The fictional creation in real life isn’t exactly a new concept in film (e.g. “Stranger than Fiction”) and the complete control over the girlfriend is especially common (e.g. “Stepford Wives”), but what is new is how this film handles the god concept idea. “You could do anything, change anything you don’t like about her — make her boobs bigger!” Calvin’s brother Harry (Chris Messina) suggests early in the film to Calvin. And if you recall, that’s exactly what the husbands do in films such as “Stepford Wives,” and this would have been a dull film if it had gone that route. Instead Calvin resists his brother’s suggestions, saying he will write about Ruby no more…that is until trouble enters his idealistic romance and he dusts off the old typewriter. It’s a slippery slope that really brings out Calvin’s darker qualities and insecurities.
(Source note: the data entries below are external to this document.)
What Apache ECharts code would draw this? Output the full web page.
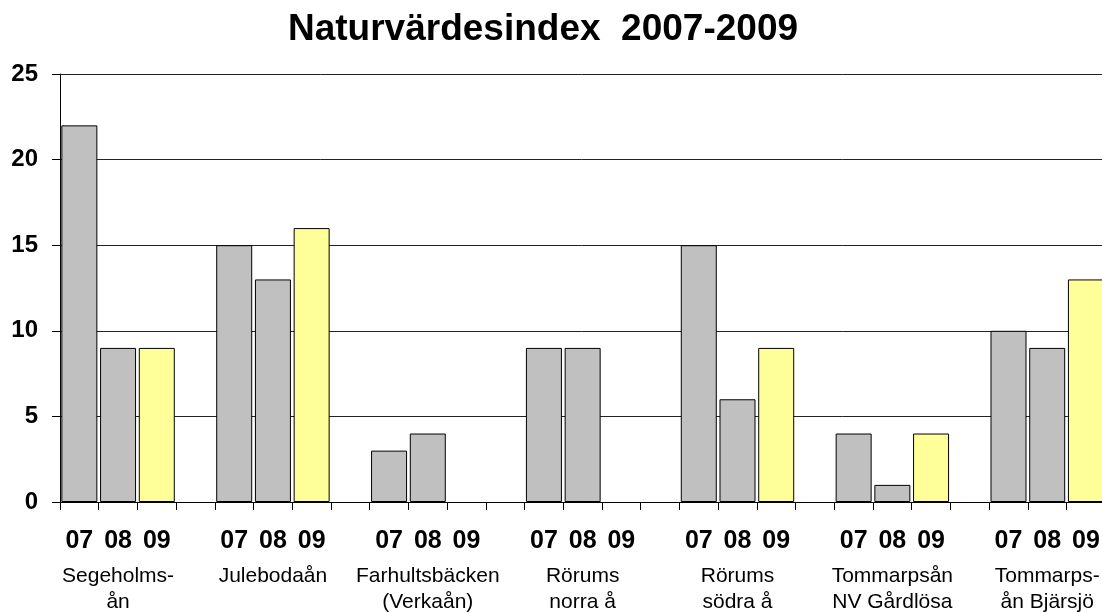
<!DOCTYPE html>
<html>
<head>
<meta charset="utf-8">
<script src="https://cdn.jsdelivr.net/npm/echarts@6/dist/echarts.min.js"></script>
<style>
  html, body { margin: 0; padding: 0; background: #fff; }
  #chart { width: 1102px; height: 612px; }
</style>
</head>
<body>
<div id="chart"></div>
<script>
// data
const sites = [
  'Segeholms-\nån',
  'Julebodaån',
  'Farhultsbäcken\n(Verkaån)',
  'Rörums\nnorra å',
  'Rörums\nsödra å',
  'Tommarpsån\nNV Gårdlösa',
  'Tommarps-\nån Bjärsjö',
];
const years = ['07', '08', '09'];
const values07 = [22, 15, 3, 9, 15, 4, 10];
const values08 = [9, 13, 4, 9, 6, 1, 9];
const values09 = [9, 16, null, null, 9, 4, 13];
const yTicks = [0, 5, 10, 15, 20, 25];

// every site takes 4 slots: 07, 08, 09 and an empty gap
const slots = [];
const yearLabels = [];
const siteLabels = [];
sites.forEach((site, g) => {
  for (let k = 0; k < 4; k++) {
    slots.push(String(g * 4 + k));
    yearLabels.push(k < 3 ? years[k] : '');
    siteLabels.push(k === 1 ? site : '');
  }
});

const spread = (vals, k) => {
  const out = slots.map(() => '-');
  vals.forEach((v, g) => {
    if (v !== null) out[g * 4 + k] = v;
  });
  return out;
};

const font = 'Liberation Sans, Arial, sans-serif';
const barStyle = (color) => ({ color, borderColor: '#000', borderWidth: 1 });

const chart = echarts.init(document.getElementById('chart'));
chart.setOption({
  backgroundColor: '#fff',
  animation: false,
  title: {
    text: 'Naturvärdesindex  2007-2009',
    left: 543,
    textAlign: 'center',
    top: 11,
    padding: 0,
    textStyle: { fontFamily: font, fontWeight: 'bold', fontSize: 37, color: '#000' },
  },
  // plot runs past the right edge, the last gap slot is cut off
  grid: { left: 60, top: 74, width: 1084, height: 428, outerBoundsMode: 'none' },
  xAxis: [
    {
      type: 'category',
      data: slots,
      axisLine: { lineStyle: { color: '#000', width: 1 } },
      axisTick: { show: true, interval: 0, length: 8, lineStyle: { color: '#000' } },
      axisLabel: {
        interval: 0,
        margin: 27,
        fontFamily: font,
        fontWeight: 'bold',
        fontSize: 25,
        color: '#000',
        formatter: (v) => yearLabels[+v],
      },
    },
    {
      type: 'category',
      position: 'bottom',
      data: slots,
      axisLine: { show: false },
      axisTick: { show: false },
      axisLabel: {
        interval: 0,
        margin: 61,
        fontFamily: font,
        fontSize: 21,
        lineHeight: 26,
        color: '#000',
        formatter: (v) => siteLabels[+v],
      },
    },
  ],
  yAxis: {
    type: 'value',
    min: yTicks[0],
    max: yTicks[yTicks.length - 1],
    interval: 5,
    axisLine: { show: true, lineStyle: { color: '#000' } },
    axisTick: { show: true, length: 8, lineStyle: { color: '#000' } },
    splitLine: { lineStyle: { color: '#222', width: 1 } },
    axisLabel: {
      margin: 22,
      fontFamily: font,
      fontWeight: 'bold',
      fontSize: 24,
      color: '#000',
    },
  },
  series: [
    { name: '07', type: 'bar', data: spread(values07, 0), barCategoryGap: '7%', barGap: '-100%', itemStyle: barStyle('#C0C0C0') },
    { name: '08', type: 'bar', data: spread(values08, 1), barGap: '-100%', itemStyle: barStyle('#C0C0C0') },
    { name: '09', type: 'bar', data: spread(values09, 2), barGap: '-100%', itemStyle: barStyle('#FFFF99') },
  ],
});
</script>
</body>
</html>
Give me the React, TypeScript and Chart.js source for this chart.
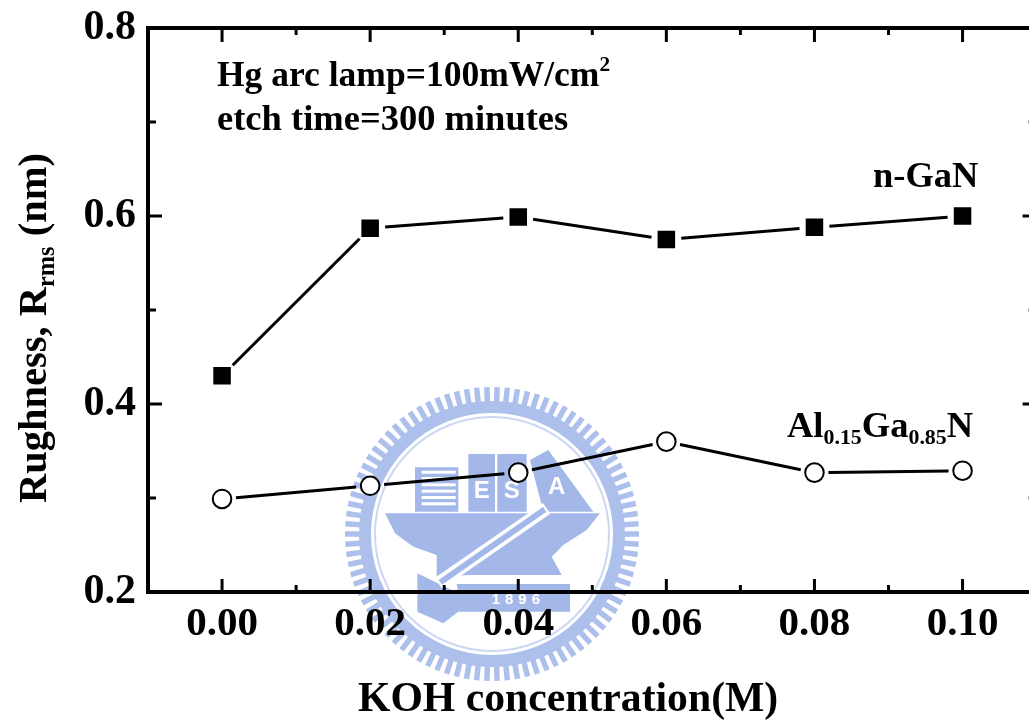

“Ruby Sparks” was written by Zoe Kazan, who also stars as the title character. Kazan is a phenomenal young talent. She has the doe-like, wide-eyed wonder quality that makes girls such as Zooey Deschanel so fascinating to many. So not only is she alluring in her role as Ruby, but she’s also the brains behind the whole film. The movie is pretty low budget and most of it occurs in the confines of Calvin’s apartment, so a lot of the film is dependent on the quality of the script and the dialogue. I loved the high level of thought that went into this film and the large range of emotions it develops in such a limited setting. There are genuine laughs, but also real soul torturing moments. This film is up there with darker indie romantic comedies such as “(500) Days of Summer.”
In “Ruby Sparks,” we learn less about what makes Ruby “Ruby” than we learn about what really makes Calvin “Calvin.” When trying to answer who or what is Ruby, it all comes back to Calvin and who he is. When he oversteps his bounds and really takes control, we see a very dark Calvin. While Calvin isn’t a bad guy, he is also unwilling to acknowledge his own flaws and until he does, he can never truly love Ruby or anyone. In journeying with Calvin on his journey of self-reflection and definition, the audience is forced to also redefine who they think of themselves and how they think of their own relationships. You know a film is good when it makes you think not only about its story, but your own life story.
“Ruby Sparks” manages to take everything I like about reading, but actually capture that on film. There’s an engaging story that makes me think and still leaves plenty to my imagination. It’s obvious that I’m excited to see what Kazan dreams up next.